都会のように選択肢が多くない分だけ、一つひとつとの関係を大事にできるとも感じている。気がついたら好きな店が閉店していた、なんてことは悲しすぎるので、あまり間をおかずに通っている。「地元」の友だちは歩いて我が家に遊びに来てくれる。
蒲郡駅から徒歩20分圏内。これこそが筆者にとっての「わが町」であり、コミュニティなのだ。感謝と愛情を表現するために、「蒲郡偏愛地図」と称してB4紙を四つ折りしただけのフリーペーパーを年1ペースで勝手に作って配布している。デザインや執筆の協力者と取材先はすべてコミュニティの範囲内。発行部数は1000部のみ。学級新聞ぐらいの感覚である。
現在、市町村合併によって地方自治体の規模はどこも拡大しているが、その全域に地元意識を持てる人などはいないと思う。どのコミュニティにも所属していないという潜在的な不安があるからこそ、何か問題に直面すると、国家や民族といった「やたらに大きなもの」に自我を委ねてしまう。

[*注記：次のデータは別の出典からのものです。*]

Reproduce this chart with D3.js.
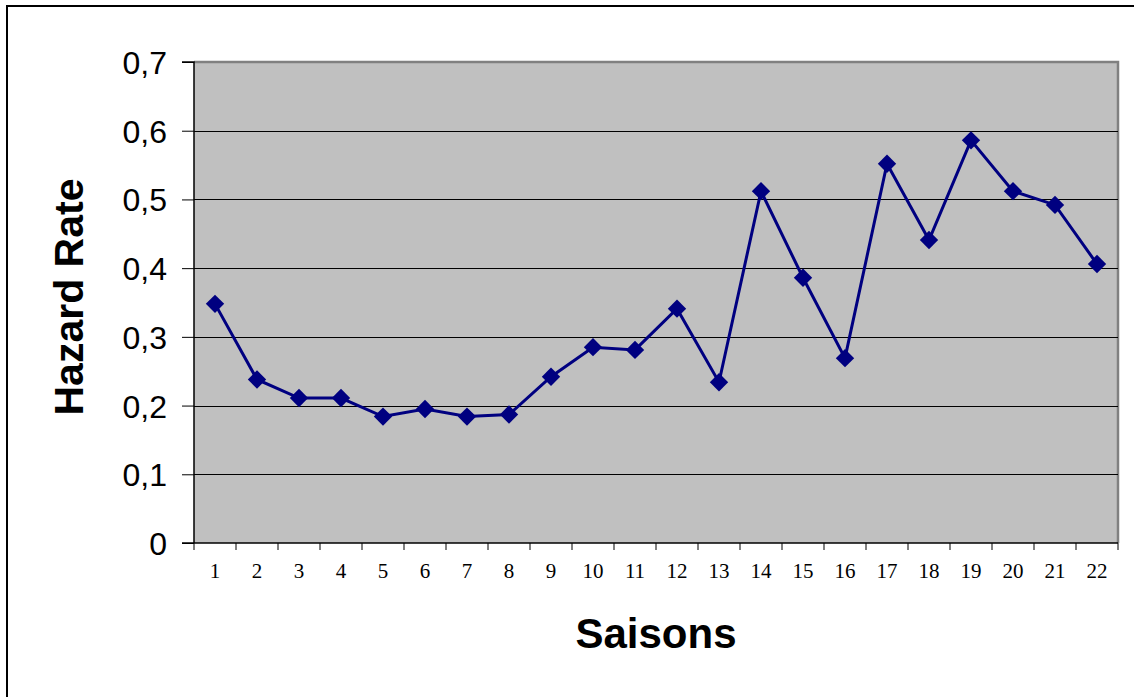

日常生活を人間らしく暮らすためには、日本政府よりも身近なコミュニティのほうがはるかに重要だ。ネット、テレビ、車、電車の便利な4道具から離れてみると、自分がいま暮らしている場所がリアルに見えてくる。まずは最寄りの図書館に行き、帰りがけに地元の喫茶店に寄ることから始めてみよう。